Editorial: The pace of progress

Highway 66 work has been slow, frustrating, but the finished product will be great
Jun. 16, 2013 @ 06:08 PM

The pace of progress can seem painfully slow at times. In these days of short attention spans and a desire for quick solutions, it can be difficult to be inconvenienced for a long time even if the reason makes sense. Traffic on Highway 66 has been difficult a times over the last several years, as construction has affected the flow of cars.

It’s not going to be clear of road work anytime soon. Progress can come slowly. And not on the time schedule first announced. Construction is about 40 percent complete across Highway 66, with crews moving into the third and final phase of the project, the resident engineer says. The completion date for the current $32.5 million phase — which includes the new bridge over the river —  is scheduled for January 2015, a few months after the original completion date.

“Oct. 31, 2014 was the original date, but we had to push that back a little because we’ve had to make changes in the foundations on the northbound bridge,” said Jennifer Stone, resident engineer for the project. Phase III, from Boyds Creek Highway to Douglas Dam Road, involves widening the bridge over French Broad River.

“They have substantially completed northbound bridge widening and they are making preparations to continue progress on southbound bridge widening,” Stone said.

Two of the four piers have been constructed on the southbound side, and crews are waiting until utilities are moved to construct the other two piers. Stone said crews have relocated 57 percent of electric utilities, 45 percent of water utilities, 37 percent of sewer utilities and 66 percent of gas utilities. Grading and slope stabilization are also underway in sections, but weather has made work on the bridge difficult.

Meanwhile, motorists using 66 can expect short delays to allow for construction. Those headed to Sevierville and beyond should find the going easier. It’s those leaving, headed to the interstate, who may face the delays, Stone said.

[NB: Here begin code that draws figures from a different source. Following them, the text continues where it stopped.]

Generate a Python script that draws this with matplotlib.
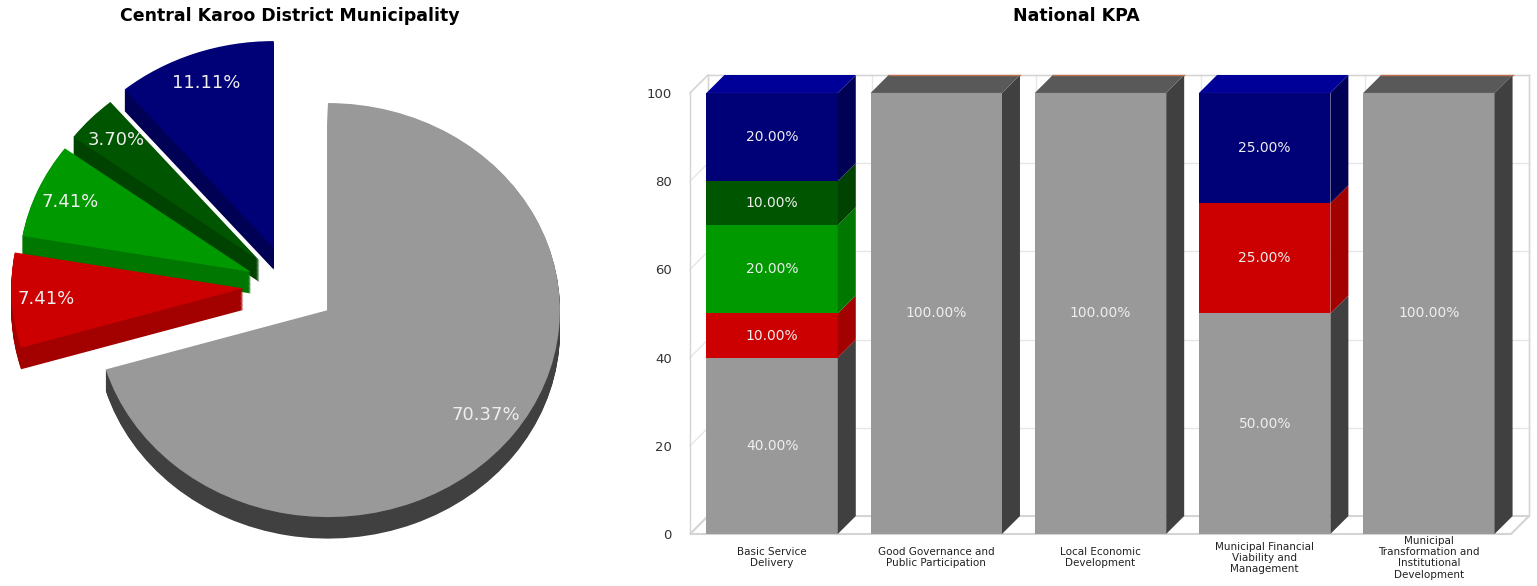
import numpy as np
import matplotlib
matplotlib.use('Agg')
import matplotlib.pyplot as plt

# Datos del gráfico circular (conteos -> porcentajes)
pie_labels = ['Grey', 'Red', 'Green', 'Dark green', 'Blue']
pie_counts = [19, 2, 2, 1, 3]

# Datos del gráfico de barras (porcentaje por KPA)
kpa_names = ['Basic Service\nDelivery',
             'Good Governance and\nPublic Participation',
             'Local Economic\nDevelopment',
             'Municipal Financial\nViability and\nManagement',
             'Municipal\nTransformation and\nInstitutional\nDevelopment']
grey_pct = [40, 100, 100, 50, 100]
red_pct = [10, 0, 0, 25, 0]
green_pct = [20, 0, 0, 0, 0]
dkgreen_pct = [10, 0, 0, 0, 0]
blue_pct = [20, 0, 0, 25, 0]

# Colores (cara frontal, lateral, superior)
front = ['#999999', '#cc0000', '#009900', '#005500', '#000077']
side = ['#404040', '#a30000', '#007700', '#004200', '#000055']
top = ['#595959', '#dd2222', '#00aa00', '#006600', '#000099']

# estilo de separación de las porciones (distancia y ángulo en grados)
explode = [0, 0.38, 0.38, 0.38, 0.38]
explode_ang = [0, 164, 151, 141, 128]

fig = plt.figure(figsize=(15.37, 5.86), dpi=100)

# ---------------- Pie 3D ----------------
ax1 = fig.add_axes([0, 0, 620 / 1537, 556 / 586])


def dibujar_pie(cy, colores, etiquetas=False):
    kw = dict(colors=colores, startangle=90, counterclock=False,
              center=(0, cy), wedgeprops={'linewidth': 0})
    if etiquetas:
        kw.update(autopct='%.2f%%', pctdistance=0.85,
                  textprops={'color': '#eeeeee', 'fontsize': 13})
    res = ax1.pie(pie_counts, **kw)
    for i, w in enumerate(res[0]):
        ox = explode[i] * np.cos(np.radians(explode_ang[i]))
        oy = explode[i] * np.sin(np.radians(explode_ang[i]))
        w.set_center((ox, cy + oy))
        if etiquetas:
            px, py = res[2][i].get_position()
            res[2][i].set_position((px + ox, py + oy))
    return res


n_layers = 26
step = 0.004
for k in range(n_layers, 0, -1):
    dibujar_pie(-k * step, side)
dibujar_pie(0, front, etiquetas=True)
ax1.set_aspect('auto')
ax1.set_xlim(-1.414, 1.259)
ax1.set_ylim(-1.333, 1.353)
ax1.axis('off')

fig.text(290 / 1537, 1 - 16 / 586, 'Central Karoo District Municipality',
         ha='center', va='center', fontsize=12.5, fontweight='bold')

# ---------------- Barras 3D ----------------
dx = 18 / 164.2
dy = 18 / 4.42
bw = 0.8
ax2 = fig.add_axes([690 / 1537, 52 / 586, 839 / 1537, 459 / 586])
ax2.set_xlim(-0.5, 4.5 + dx)
ax2.set_ylim(0, 100 + dy)
n = len(kpa_names)
wall = '#d4d4d4'
grid = '#e6e6e6'

# pared trasera, pared izquierda y piso
ax2.fill([-0.5, 4.5, 4.5 + dx, -0.5 + dx], [0, 0, dy, dy],
         facecolor='white', edgecolor=wall, lw=1.5, zorder=1, clip_on=False)
for v in [20, 40, 60, 80, 100]:
    ax2.plot([-0.5 + dx, 4.5 + dx], [v + dy, v + dy], color=grid, lw=1,
             zorder=0.5, clip_on=False)
    ax2.plot([-0.5, -0.5 + dx], [v, v + dy], color=grid, lw=1, zorder=0.5,
             clip_on=False)
for k in range(n + 1):
    ax2.plot([-0.5 + dx + k, -0.5 + dx + k], [dy, 100 + dy], color=grid,
             lw=1, zorder=0.5, clip_on=False)
ax2.plot([-0.5 + dx, 4.5 + dx], [100 + dy, 100 + dy], color=wall, lw=1,
         zorder=0.6, clip_on=False)
ax2.plot([-0.5, -0.5], [0, 100], color=wall, lw=1, zorder=0.6, clip_on=False)
ax2.plot([-0.5, -0.5 + dx], [100, 100 + dy], color=wall, lw=1, zorder=0.6,
         clip_on=False)
ax2.plot([-0.5 + dx, -0.5 + dx], [dy, 100 + dy], color=wall, lw=1,
         zorder=0.6, clip_on=False)
ax2.plot([4.5 + dx, 4.5 + dx], [dy, 100 + dy], color=wall, lw=1,
         zorder=0.6, clip_on=False)

series = [grey_pct, red_pct, green_pct, dkgreen_pct, blue_pct]
x = np.arange(n)
bottoms = np.zeros(n)
for s, vals in enumerate(series):
    vals = np.array(vals, dtype=float)
    ax2.bar(x, vals, bottom=bottoms, width=bw, color=front[s], linewidth=0,
            zorder=3)
    for i in range(n):
        if vals[i] <= 0:
            continue
        b = bottoms[i]
        t = b + vals[i]
        xr = x[i] + bw / 2
        ax2.fill([xr, xr + dx, xr + dx, xr], [b, b + dy, t + dy, t],
                 color=side[s], linewidth=0, zorder=3)
        ax2.text(x[i], b + vals[i] / 2, f'{vals[i]:.2f}%', ha='center',
                 va='center', color='#eeeeee', fontsize=10, zorder=5)
    bottoms = bottoms + vals

# caras superiores
for i in range(n):
    s_top = max(s for s in range(len(series)) if series[s][i] > 0)
    t = bottoms[i]
    xl, xr = x[i] - bw / 2, x[i] + bw / 2
    ax2.fill([xl, xl + dx, xr + dx, xr], [t, t + dy, t + dy, t],
             color=top[s_top], linewidth=0, zorder=3, clip_on=False)
    if s_top == 0:
        ax2.plot([xl + dx, xr + dx], [t + dy, t + dy], color='#c0704f',
                 lw=1, zorder=4, clip_on=False)

for i, name in enumerate(kpa_names):
    ax2.text(x[i], -0.052, name, transform=ax2.get_xaxis_transform(),
             ha='center', va='center', fontsize=7.5, color='#222222',
             linespacing=1.15)

ax2.set_xticks([])
ax2.set_yticks([0, 20, 40, 60, 80, 100])
ax2.tick_params(axis='y', length=0, pad=13, labelsize=9.5,
                labelcolor='#333333')
for sp in ax2.spines.values():
    sp.set_visible(False)

fig.text(1076 / 1537, 1 - 16 / 586, 'National KPA', ha='center',
         va='center', fontsize=12.5, fontweight='bold')

fig.savefig('out.png', dpi=100)
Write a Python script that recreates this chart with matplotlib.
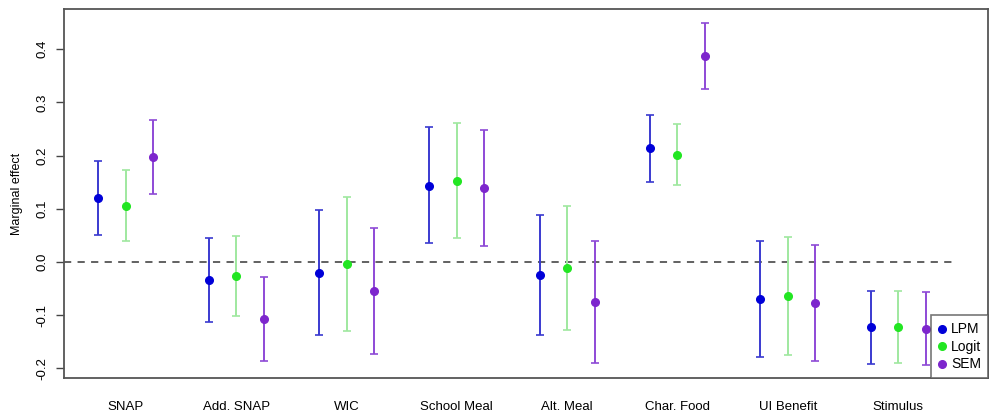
import numpy as np
import matplotlib
matplotlib.use("Agg")
import matplotlib.pyplot as plt

plt.rcParams['font.family'] = ['Liberation Sans', 'DejaVu Sans']

# programas (categorias)
programs = ["SNAP", "Add. SNAP", "WIC", "School Meal", "Alt. Meal",
            "Char. Food", "UI Benefit", "Stimulus"]

# efeitos marginais
lpm_est = [0.120, -0.034, -0.021, 0.143, -0.025, 0.214, -0.070, -0.122]
lpm_low = [0.051, -0.112, -0.138, 0.036, -0.138, 0.151, -0.179, -0.191]
lpm_up = [0.190, 0.045, 0.098, 0.254, 0.088, 0.276, 0.039, -0.054]

logit_est = [0.105, -0.027, -0.004, 0.153, -0.011, 0.202, -0.064, -0.123]
logit_low = [0.040, -0.102, -0.130, 0.045, -0.128, 0.144, -0.175, -0.189]
logit_up = [0.172, 0.049, 0.123, 0.262, 0.106, 0.259, 0.047, -0.055]

sem_est = [0.197, -0.107, -0.055, 0.139, -0.076, 0.388, -0.077, -0.125]
sem_low = [0.128, -0.186, -0.172, 0.031, -0.189, 0.326, -0.186, -0.193]
sem_up = [0.267, -0.029, 0.064, 0.248, 0.039, 0.449, 0.032, -0.056]

models = ["LPM", "Logit", "SEM"]
colors = ["#0000d8", "#22e622", "#7d26cd"]
bar_colors = ["#3a3ad0", "#9fe89f", "#8e4ad6"]

fig = plt.figure(figsize=(9.93, 4.13), dpi=100)
ax = fig.add_axes([0.0648, 0.084, 0.9305, 0.8935])

series = [(lpm_est, lpm_low, lpm_up),
          (logit_est, logit_low, logit_up),
          (sem_est, sem_low, sem_up)]

base = np.arange(len(programs)) * 4
for j, (est, low, up) in enumerate(series):
    est = np.array(est)
    yerr = np.vstack([est - np.array(low), np.array(up) - est])
    x = base + j
    ax.errorbar(x, est, yerr=yerr, fmt="none", ecolor=bar_colors[j],
                elinewidth=1.4, capsize=3, capthick=1.2, zorder=2)
    ax.plot(x, est, "o", color=colors[j], markersize=5.5, label=models[j],
            zorder=3)

# linha de referencia em zero
ax.hlines(0, -1.25, 31.0, colors="#555555", linestyles=(0, (4, 3.5)),
          linewidth=1.3, zorder=1)

ax.set_xlim(-1.23, 32.27)
ax.set_ylim(-0.2186, 0.475)

ax.set_xticks(base + 1)
ax.set_xticklabels(programs, fontsize=9.5)
ax.tick_params(axis="x", length=0, pad=16)

ax.set_yticks([-0.2, -0.1, 0.0, 0.1, 0.2, 0.3, 0.4])
ax.set_yticklabels(["-0.2", "-0.1", "0.0", "0.1", "0.2", "0.3", "0.4"],
                   rotation=90, va="center", fontsize=9.5)
ax.tick_params(axis="y", length=5.5, width=1, color="#444444", pad=6)
ax.set_ylabel("Marginal effect", fontsize=9)
ax.yaxis.set_label_coords(-0.0446, 0.5)

for sp in ax.spines.values():
    sp.set_color("#555555")
    sp.set_linewidth(1.3)

leg = ax.legend(loc="lower right", fontsize=10, frameon=True, fancybox=False,
                handletextpad=0.35, handlelength=0.6, borderpad=0.5,
                labelspacing=0.25, borderaxespad=0)
leg.get_frame().set_edgecolor("#555555")
leg.get_frame().set_linewidth(1.2)

fig.savefig("out.png", dpi=100)
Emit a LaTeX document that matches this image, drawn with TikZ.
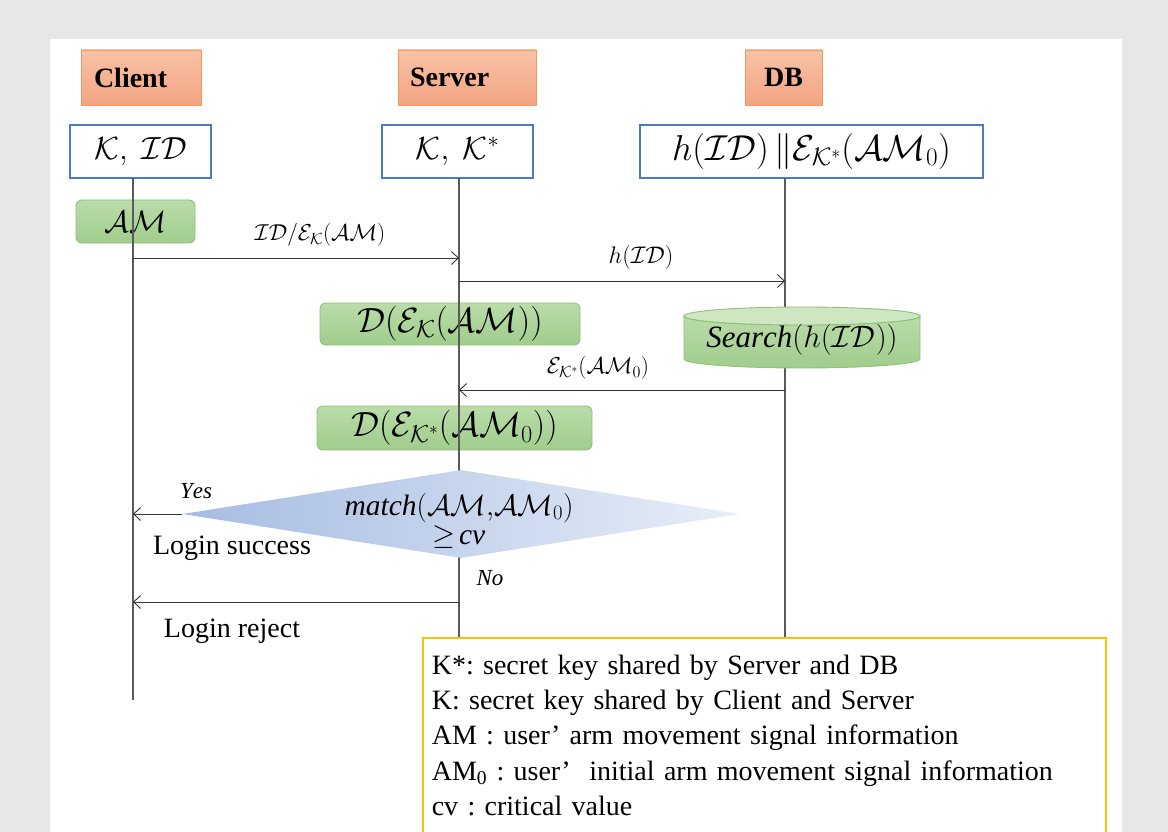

The first two phases widened the highway from four lanes to six lanes. It has made a big difference in traffic flow and the speed at which visitors can reach their destination. Having to slow down the the middle phase is frustrating. But think of the finished product, when January 2015 rolls around and we can go from Interstate 40 to downtown Sevierville with three lanes of traffic to improve the ride. That’s progress.